5 sets of 10-15 @ 30KG

Leg Press

4 sets of 20 @ 280KG + Machine weight

1 set of 15 @ 360KG + Machine weight

Reverse Crunches

5 sets of 15

Pretty happy with the squat when I done it yesterday but think I'm hitting under the belt here and not really at my potential as I'm overshooting the reps by so much, apart from on deadlifts.

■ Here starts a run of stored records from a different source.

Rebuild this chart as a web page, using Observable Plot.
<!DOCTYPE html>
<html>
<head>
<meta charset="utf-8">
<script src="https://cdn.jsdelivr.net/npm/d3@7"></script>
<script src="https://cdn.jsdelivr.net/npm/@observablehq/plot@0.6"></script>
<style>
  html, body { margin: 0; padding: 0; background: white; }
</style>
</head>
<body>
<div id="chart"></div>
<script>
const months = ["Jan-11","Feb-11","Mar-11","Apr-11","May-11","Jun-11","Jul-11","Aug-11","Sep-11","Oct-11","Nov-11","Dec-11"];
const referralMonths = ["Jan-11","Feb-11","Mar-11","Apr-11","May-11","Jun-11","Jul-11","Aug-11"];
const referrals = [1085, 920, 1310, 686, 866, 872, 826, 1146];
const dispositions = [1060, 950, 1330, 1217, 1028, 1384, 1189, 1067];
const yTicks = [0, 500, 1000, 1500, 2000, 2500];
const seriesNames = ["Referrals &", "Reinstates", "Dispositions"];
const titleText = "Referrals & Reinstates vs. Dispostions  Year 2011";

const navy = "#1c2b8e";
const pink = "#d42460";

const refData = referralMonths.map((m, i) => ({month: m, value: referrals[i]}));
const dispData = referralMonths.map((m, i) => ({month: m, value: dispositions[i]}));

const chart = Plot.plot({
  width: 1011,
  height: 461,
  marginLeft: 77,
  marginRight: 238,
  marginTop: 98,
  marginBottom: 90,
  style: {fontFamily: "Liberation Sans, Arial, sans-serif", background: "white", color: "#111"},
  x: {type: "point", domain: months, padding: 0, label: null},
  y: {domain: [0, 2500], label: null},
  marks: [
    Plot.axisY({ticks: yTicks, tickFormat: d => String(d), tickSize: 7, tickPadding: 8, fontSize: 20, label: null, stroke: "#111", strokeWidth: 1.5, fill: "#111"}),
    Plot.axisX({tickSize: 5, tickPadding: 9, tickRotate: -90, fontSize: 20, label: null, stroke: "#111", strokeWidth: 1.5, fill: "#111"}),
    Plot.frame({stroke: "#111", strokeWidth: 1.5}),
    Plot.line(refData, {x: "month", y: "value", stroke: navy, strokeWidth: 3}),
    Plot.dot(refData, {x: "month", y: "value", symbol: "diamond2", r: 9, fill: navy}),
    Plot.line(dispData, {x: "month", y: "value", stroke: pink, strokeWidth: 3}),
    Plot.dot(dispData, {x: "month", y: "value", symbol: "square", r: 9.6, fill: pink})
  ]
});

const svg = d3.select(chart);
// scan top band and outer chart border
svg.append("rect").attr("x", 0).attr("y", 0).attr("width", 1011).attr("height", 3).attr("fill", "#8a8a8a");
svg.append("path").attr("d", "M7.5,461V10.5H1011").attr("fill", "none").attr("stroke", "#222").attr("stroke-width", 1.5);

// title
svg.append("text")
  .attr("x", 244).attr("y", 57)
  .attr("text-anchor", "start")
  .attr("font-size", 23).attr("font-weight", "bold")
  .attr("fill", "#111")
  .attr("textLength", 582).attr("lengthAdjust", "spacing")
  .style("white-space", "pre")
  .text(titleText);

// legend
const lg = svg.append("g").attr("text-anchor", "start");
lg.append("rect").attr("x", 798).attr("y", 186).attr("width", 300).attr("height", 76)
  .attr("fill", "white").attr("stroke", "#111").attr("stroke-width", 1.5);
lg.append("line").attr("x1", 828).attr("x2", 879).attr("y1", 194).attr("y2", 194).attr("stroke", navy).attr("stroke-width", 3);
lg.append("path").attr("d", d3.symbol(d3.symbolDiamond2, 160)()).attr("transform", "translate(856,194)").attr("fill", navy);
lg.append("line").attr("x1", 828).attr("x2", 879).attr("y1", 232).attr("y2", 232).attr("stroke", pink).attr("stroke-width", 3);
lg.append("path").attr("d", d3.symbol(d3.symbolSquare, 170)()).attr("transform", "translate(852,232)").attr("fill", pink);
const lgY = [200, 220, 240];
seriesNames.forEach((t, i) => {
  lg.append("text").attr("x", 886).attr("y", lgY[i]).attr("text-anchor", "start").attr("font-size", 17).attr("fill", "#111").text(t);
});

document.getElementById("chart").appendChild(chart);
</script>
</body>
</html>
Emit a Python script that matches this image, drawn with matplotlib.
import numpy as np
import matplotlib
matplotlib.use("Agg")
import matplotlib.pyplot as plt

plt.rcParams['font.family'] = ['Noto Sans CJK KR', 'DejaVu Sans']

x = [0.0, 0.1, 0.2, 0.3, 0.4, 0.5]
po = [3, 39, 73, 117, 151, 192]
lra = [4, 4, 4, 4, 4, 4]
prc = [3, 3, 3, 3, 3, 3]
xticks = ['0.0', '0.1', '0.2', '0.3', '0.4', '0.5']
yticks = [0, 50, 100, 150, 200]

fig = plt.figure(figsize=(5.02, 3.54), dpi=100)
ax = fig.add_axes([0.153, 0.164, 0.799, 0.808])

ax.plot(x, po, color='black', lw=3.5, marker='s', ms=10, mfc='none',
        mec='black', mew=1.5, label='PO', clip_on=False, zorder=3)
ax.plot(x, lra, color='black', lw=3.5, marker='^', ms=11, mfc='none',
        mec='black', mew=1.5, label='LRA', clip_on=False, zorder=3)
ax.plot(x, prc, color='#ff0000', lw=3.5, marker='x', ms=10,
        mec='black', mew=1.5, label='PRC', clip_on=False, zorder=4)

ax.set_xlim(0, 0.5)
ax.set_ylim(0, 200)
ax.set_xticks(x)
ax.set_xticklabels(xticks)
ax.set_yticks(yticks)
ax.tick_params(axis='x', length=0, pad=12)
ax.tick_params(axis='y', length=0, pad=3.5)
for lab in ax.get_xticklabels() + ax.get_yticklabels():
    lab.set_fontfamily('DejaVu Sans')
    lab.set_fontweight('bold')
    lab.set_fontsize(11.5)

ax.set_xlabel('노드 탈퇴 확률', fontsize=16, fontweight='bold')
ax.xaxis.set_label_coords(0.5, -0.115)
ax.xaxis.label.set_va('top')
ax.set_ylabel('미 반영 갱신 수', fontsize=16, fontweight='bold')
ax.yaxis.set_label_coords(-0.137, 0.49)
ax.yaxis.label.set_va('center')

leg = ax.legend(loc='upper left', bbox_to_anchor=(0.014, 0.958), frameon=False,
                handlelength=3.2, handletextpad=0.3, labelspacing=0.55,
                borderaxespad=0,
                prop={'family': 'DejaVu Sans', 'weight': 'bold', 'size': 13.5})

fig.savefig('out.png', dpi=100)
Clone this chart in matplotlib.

Still need to check out my good morning form a bit more though but other than that everything is okay apart from a little hamstring niggle I've been nursing for a few weeks now.

Cheers for reading.


----------



## BestBefore1989 (Oct 21, 2008)

good work mate, 5 sets of leg press after 7 sets of squats is good going :thumb:


----------



## JoePro (Aug 26, 2009)

BestBefore1989 said:


> good work mate, 5 sets of leg press after 7 sets of squats is good going :thumb:


Was okay I suppose man. 4 of those squat sets were light anyway, just a bit of warm ups etc.


----------



## simonthepieman (Jun 11, 2012)

Subbing in mate. I've used 5/3/1 a few times.


----------



## JoePro (Aug 26, 2009)

simonthepieman said:


> Subbing in mate. I've used 5/3/1 a few times.


Thanks a lot man.

Appreciate it.


----------



## JoePro (Aug 26, 2009)

Monday - 15/07/2013 - Week 3, day 1 (Cycle 1)

Stretching for 5 mins

Overhead Press

5xBAR

5x30KG

3x35KG

5x47.5KG

3x55KG

9x60KG

Bit of a PR there. But I've never really tried to go above 5 reps on OHP so I suppose that's why!

Dips

5 sets of 12 @ BW

Chins (changed grips a few times)

5 sets of 10-12 @ BW

Tricep extensions (EZ Bar)

4 sets of 15 @ 33KG

1 set of 8 @ 48KG (Fancied testing how good my triceps were for a change after dips and OHP and they were pretty good. I was happy with a plate a side on the bar)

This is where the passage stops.